Here is a function that allows you to list all files that were last modified on the date you give as argument. Once again, we choose a function for speed reasons. No pun is intended by the function's name:

function lsd {
    date=$1
    ls -l | grep -i '^.\{41\}$date' | cut -c55-
}

This function depends on the column layout of the ls -l command. In particular, it depends on dates starting in column 42 and filenames starting in column 55. If this isn't the case in your version of UNIX, you will need to adjust the column numbers. [13]

[13] For example, ls -l on SunOS 4.1.x has dates starting in column 33 and filenames starting in column 46.

We use the grep search utility to match the date given as argument (in the form Mon DD , e.g., Jan 15 or Oct 6 , the latter having two spaces) to the output of ls -l . This gives us a long listing of only those files whose dates match the argument. The -i option to grep allows you to use all lowercase letters in the month name, while the rather fancy argument means, "Match any line that contains 41 characters followed by the function argument." For example, typing lsd ' jan 15 ' causes grep to search for lines that match any 41 characters followed by jan 15 (or Jan 15 ). [14]

[14] Some older BSD-derived versions of UNIX (without System V extensions) do not support the \{ N \} option. For this example, use 41 periods in a row instead of .\{41\} .

The output of grep is piped through our ubiquitous friend cut to retrieve the filenames only. The argument to cut tells it to extract characters in column 55 through the end of the line.

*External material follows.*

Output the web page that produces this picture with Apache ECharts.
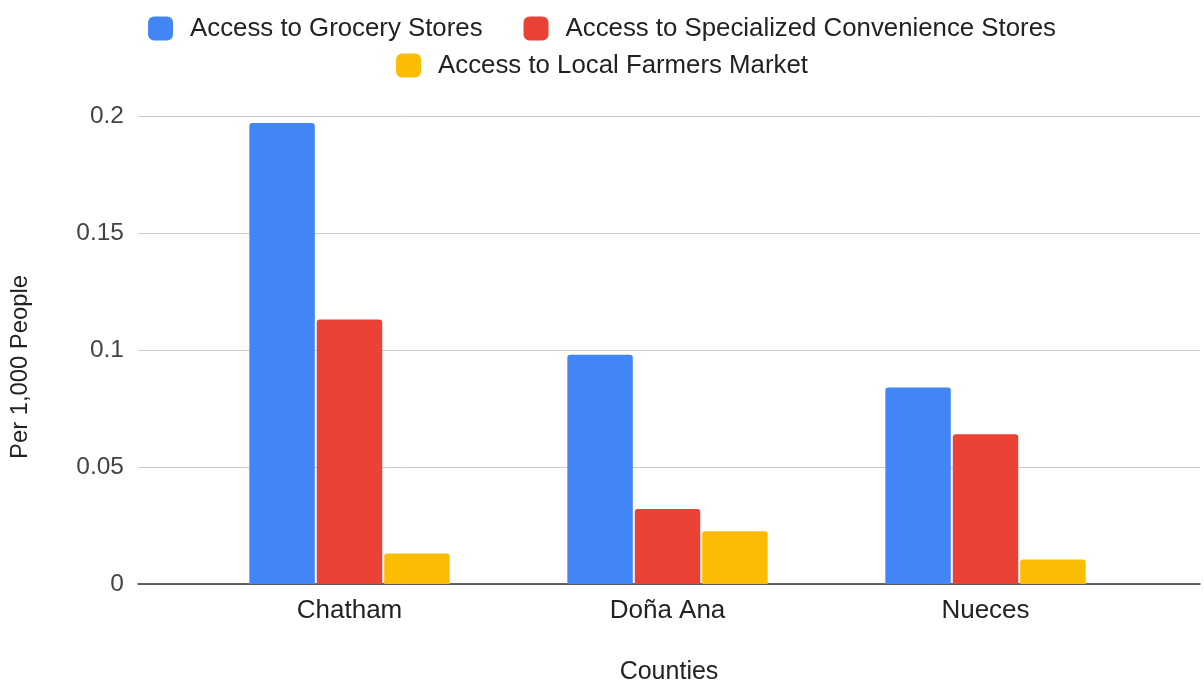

With command substitution, you can use this function with any command that accepts filename arguments. For example, if you want to print all files in your current directory that were last modified today, and today is January 15th, you could type:

$ 
lp $(lsd 
'
jan 15
'
)

The output of lsd is on multiple lines (one for each filename), but LINEFEED s are legal field separators for the lp command, because the environment variable IFS (see earlier in this chapter) contains LINEFEED by default.